> _What the task asks_: Among the entries below, count the lines where the string "this" occurs, and give only the number.

***

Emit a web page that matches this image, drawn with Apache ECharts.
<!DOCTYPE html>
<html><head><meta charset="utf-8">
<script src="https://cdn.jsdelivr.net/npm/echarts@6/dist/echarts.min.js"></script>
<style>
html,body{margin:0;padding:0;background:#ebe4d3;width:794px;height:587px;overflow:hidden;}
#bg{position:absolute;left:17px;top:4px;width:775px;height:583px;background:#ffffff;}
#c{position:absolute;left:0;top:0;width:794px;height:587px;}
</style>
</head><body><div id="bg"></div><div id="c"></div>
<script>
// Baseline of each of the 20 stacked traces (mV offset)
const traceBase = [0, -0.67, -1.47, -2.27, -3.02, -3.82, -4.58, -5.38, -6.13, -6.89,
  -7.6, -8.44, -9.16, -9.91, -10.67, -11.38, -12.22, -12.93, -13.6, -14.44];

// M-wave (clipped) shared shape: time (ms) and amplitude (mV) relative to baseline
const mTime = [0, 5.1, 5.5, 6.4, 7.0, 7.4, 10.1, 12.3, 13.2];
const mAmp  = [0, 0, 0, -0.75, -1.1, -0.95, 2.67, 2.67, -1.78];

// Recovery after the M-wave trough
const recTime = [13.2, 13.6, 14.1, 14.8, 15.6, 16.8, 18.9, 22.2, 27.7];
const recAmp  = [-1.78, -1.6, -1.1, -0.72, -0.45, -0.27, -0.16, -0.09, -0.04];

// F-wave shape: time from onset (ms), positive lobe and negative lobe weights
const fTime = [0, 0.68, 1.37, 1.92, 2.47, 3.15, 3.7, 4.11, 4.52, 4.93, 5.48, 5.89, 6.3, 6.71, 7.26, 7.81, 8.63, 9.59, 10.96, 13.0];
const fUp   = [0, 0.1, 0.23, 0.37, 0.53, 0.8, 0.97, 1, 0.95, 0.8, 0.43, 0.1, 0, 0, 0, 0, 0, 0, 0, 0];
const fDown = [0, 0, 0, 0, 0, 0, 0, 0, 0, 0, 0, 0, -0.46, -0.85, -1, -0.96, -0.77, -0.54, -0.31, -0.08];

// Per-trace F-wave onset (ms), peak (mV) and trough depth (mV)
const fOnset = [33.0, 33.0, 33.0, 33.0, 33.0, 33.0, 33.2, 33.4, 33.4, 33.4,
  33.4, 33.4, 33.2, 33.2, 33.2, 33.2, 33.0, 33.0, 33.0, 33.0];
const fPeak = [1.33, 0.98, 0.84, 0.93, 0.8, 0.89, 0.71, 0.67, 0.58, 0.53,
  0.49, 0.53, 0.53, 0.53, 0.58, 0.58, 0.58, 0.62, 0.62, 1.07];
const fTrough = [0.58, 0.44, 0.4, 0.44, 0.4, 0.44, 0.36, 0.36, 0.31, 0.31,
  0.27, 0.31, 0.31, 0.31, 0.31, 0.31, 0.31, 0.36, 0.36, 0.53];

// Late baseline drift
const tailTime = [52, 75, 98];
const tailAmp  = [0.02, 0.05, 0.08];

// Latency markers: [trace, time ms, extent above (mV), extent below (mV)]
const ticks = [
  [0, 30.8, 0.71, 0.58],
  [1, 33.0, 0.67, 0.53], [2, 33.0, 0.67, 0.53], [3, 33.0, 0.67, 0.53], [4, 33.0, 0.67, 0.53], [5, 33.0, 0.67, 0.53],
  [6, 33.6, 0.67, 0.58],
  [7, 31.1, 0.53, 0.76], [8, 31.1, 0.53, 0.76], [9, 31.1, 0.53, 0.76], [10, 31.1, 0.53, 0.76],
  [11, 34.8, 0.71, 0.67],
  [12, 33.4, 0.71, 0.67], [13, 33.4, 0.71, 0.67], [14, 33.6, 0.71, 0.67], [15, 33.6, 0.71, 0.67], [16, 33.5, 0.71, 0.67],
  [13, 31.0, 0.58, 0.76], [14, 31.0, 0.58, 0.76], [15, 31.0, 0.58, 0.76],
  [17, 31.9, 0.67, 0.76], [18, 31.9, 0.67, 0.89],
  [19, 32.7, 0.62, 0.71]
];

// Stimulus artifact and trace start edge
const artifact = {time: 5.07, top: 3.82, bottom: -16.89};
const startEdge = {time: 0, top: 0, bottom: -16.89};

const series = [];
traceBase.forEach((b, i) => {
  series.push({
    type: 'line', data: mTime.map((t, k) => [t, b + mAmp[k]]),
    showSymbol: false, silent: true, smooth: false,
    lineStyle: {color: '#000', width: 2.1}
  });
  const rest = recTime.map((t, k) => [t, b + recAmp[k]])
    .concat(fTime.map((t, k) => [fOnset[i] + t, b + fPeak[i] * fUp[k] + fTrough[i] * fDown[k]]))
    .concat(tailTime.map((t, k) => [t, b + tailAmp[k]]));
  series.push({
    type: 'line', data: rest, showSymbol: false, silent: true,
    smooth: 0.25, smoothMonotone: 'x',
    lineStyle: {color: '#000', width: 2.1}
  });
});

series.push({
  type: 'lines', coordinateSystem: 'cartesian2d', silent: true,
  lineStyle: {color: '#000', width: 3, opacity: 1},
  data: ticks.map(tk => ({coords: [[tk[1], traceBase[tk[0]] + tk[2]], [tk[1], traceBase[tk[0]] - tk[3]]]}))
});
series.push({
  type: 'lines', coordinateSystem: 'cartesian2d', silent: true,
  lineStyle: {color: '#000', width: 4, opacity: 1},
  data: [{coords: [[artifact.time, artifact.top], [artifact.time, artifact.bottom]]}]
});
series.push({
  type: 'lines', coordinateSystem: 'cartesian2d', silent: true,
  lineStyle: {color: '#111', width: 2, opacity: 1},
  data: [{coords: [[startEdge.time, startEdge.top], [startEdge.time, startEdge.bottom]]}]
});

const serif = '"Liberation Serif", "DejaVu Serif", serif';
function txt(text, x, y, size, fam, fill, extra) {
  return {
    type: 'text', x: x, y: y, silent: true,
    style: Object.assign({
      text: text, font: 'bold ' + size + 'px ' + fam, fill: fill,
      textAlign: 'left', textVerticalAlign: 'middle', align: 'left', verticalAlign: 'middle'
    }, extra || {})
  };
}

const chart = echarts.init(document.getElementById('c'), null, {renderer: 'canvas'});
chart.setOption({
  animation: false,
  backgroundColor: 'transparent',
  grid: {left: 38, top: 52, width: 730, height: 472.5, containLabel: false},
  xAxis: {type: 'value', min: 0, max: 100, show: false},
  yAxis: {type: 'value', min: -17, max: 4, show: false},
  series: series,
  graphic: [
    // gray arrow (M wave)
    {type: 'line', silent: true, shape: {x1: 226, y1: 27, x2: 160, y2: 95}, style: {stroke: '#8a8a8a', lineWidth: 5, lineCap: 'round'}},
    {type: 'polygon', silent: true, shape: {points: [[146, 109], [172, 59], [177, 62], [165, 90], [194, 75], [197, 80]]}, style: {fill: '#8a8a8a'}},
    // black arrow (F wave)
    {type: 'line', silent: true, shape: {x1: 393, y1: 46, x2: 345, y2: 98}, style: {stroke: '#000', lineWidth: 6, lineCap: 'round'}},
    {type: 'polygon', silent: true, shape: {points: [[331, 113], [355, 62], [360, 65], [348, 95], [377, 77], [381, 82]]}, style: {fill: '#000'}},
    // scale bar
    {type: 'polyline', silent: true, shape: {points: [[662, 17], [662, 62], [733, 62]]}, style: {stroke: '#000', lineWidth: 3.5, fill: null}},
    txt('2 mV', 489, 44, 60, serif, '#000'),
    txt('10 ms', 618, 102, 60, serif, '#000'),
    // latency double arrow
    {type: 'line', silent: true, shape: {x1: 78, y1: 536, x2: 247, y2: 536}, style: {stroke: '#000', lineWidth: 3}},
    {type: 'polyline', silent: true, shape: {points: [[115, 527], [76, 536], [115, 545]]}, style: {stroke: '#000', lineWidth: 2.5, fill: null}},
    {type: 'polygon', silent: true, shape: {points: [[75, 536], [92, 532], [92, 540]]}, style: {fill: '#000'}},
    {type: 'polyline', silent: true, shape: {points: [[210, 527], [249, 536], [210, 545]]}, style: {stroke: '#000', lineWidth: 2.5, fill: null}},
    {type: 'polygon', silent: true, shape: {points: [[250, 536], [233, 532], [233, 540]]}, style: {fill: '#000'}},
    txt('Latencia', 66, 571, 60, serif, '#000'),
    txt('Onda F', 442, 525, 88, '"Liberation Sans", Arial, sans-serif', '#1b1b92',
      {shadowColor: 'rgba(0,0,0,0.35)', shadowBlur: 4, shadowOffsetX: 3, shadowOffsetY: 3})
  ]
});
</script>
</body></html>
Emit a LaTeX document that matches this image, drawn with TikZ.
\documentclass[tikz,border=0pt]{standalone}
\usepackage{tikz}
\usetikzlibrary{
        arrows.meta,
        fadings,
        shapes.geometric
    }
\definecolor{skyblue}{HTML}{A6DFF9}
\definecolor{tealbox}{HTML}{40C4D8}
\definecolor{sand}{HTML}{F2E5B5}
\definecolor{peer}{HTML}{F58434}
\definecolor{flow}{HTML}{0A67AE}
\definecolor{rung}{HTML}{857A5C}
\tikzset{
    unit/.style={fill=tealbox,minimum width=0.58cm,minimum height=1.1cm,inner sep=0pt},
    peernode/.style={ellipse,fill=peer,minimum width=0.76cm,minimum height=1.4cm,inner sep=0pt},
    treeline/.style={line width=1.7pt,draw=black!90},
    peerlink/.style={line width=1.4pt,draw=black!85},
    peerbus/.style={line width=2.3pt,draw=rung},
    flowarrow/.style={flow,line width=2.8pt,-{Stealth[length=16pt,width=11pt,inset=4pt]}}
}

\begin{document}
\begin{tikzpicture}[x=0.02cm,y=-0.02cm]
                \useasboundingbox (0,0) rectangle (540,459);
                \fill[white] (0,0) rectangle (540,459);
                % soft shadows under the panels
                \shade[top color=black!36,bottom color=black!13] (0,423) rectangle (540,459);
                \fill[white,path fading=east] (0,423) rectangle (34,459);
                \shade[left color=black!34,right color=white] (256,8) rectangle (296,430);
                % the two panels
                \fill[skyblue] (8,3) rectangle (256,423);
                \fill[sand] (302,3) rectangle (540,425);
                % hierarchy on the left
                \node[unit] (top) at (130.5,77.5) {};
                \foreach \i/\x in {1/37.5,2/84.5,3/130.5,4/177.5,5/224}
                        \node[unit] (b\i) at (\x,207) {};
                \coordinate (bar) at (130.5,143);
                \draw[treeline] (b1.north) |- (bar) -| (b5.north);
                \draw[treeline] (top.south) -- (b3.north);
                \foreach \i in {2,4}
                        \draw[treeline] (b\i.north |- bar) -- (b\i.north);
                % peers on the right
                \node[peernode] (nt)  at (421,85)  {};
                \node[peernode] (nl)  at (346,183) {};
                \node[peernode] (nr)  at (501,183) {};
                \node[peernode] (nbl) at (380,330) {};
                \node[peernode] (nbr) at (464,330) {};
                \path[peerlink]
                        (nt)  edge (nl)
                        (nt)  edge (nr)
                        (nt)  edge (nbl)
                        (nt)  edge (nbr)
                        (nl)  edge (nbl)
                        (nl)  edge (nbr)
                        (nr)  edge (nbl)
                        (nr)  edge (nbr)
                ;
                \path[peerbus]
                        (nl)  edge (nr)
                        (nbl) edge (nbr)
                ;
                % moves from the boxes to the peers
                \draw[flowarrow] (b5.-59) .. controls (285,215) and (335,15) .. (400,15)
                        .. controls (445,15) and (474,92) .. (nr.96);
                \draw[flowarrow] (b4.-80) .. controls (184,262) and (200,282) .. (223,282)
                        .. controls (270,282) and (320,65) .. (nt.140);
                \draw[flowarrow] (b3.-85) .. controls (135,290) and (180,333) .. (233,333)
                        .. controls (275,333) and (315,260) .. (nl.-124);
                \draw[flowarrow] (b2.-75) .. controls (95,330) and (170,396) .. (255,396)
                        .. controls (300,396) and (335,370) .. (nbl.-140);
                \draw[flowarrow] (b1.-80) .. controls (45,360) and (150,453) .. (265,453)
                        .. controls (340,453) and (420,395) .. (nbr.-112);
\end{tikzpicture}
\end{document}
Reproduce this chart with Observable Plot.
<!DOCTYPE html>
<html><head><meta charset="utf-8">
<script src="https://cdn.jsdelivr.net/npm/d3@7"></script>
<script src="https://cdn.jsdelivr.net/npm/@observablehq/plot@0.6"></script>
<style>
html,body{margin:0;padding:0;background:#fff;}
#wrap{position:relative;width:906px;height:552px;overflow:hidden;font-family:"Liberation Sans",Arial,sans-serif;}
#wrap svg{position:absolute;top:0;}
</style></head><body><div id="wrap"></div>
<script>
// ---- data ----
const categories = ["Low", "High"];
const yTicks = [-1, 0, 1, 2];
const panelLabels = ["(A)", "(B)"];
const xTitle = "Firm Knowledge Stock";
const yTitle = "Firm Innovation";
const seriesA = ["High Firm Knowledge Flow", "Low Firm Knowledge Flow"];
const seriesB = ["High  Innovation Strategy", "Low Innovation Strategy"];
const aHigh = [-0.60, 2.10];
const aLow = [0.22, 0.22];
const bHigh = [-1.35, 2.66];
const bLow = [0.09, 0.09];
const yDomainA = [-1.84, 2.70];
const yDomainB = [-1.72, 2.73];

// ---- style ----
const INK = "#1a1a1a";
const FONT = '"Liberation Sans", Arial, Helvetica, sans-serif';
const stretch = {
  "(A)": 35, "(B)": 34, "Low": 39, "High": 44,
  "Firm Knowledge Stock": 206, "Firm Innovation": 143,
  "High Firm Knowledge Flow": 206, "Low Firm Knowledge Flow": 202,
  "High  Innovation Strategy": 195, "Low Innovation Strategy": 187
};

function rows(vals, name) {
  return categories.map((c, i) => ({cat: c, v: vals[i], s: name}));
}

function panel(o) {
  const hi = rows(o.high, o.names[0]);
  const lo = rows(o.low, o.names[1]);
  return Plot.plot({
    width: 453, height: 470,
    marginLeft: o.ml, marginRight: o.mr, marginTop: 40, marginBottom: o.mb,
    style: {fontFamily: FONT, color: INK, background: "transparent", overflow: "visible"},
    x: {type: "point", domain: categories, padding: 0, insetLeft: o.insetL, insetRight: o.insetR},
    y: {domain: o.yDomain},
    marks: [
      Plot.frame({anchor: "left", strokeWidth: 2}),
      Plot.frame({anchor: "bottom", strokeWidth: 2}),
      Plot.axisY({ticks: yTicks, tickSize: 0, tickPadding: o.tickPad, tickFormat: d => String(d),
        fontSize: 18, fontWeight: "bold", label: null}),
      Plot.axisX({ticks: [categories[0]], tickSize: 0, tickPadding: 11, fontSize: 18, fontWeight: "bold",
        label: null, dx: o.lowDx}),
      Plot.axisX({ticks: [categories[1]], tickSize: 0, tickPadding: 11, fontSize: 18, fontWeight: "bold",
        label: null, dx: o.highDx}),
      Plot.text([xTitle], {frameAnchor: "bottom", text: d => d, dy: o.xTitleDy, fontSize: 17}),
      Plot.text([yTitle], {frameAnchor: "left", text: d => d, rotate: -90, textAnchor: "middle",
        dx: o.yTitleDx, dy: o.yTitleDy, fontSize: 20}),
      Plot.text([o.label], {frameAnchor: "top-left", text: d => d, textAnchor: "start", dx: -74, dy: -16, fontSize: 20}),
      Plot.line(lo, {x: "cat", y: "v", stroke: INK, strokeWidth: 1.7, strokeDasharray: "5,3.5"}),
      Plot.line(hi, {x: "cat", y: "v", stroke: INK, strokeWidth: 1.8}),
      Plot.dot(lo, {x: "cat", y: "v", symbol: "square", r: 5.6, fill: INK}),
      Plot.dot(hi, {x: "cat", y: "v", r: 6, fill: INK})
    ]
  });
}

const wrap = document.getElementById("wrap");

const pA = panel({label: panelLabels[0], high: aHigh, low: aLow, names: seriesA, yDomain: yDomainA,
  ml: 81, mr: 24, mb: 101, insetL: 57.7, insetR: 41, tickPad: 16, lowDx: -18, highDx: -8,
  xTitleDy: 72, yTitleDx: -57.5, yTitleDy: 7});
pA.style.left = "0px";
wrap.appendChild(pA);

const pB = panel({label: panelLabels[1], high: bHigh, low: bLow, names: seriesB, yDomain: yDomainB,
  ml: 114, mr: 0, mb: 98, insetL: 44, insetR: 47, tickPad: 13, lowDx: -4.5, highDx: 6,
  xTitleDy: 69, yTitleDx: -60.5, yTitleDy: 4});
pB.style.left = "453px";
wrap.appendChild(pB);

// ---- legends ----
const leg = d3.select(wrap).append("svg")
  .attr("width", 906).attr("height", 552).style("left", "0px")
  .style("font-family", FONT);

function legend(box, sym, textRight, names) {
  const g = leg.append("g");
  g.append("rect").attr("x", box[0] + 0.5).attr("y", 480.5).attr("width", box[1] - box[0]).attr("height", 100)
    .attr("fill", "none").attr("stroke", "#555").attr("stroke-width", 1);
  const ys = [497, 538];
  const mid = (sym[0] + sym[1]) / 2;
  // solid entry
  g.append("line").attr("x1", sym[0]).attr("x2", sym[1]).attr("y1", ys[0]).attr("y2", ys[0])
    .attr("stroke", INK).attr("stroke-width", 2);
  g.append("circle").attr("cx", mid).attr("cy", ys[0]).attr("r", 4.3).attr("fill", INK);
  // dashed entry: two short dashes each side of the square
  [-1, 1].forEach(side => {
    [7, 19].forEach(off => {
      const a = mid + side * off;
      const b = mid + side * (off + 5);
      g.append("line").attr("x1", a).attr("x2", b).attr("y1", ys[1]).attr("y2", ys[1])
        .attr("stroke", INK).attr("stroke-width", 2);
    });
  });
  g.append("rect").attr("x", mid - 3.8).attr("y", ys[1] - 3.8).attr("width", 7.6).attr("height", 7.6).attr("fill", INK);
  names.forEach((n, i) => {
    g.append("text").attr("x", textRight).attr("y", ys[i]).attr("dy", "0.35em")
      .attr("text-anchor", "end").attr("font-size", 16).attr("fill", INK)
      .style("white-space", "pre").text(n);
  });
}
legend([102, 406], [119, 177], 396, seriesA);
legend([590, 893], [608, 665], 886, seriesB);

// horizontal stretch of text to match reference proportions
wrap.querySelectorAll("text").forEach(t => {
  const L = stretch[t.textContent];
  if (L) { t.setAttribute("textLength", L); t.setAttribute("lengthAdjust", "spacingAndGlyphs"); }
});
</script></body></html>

***

> _Task answer_: 3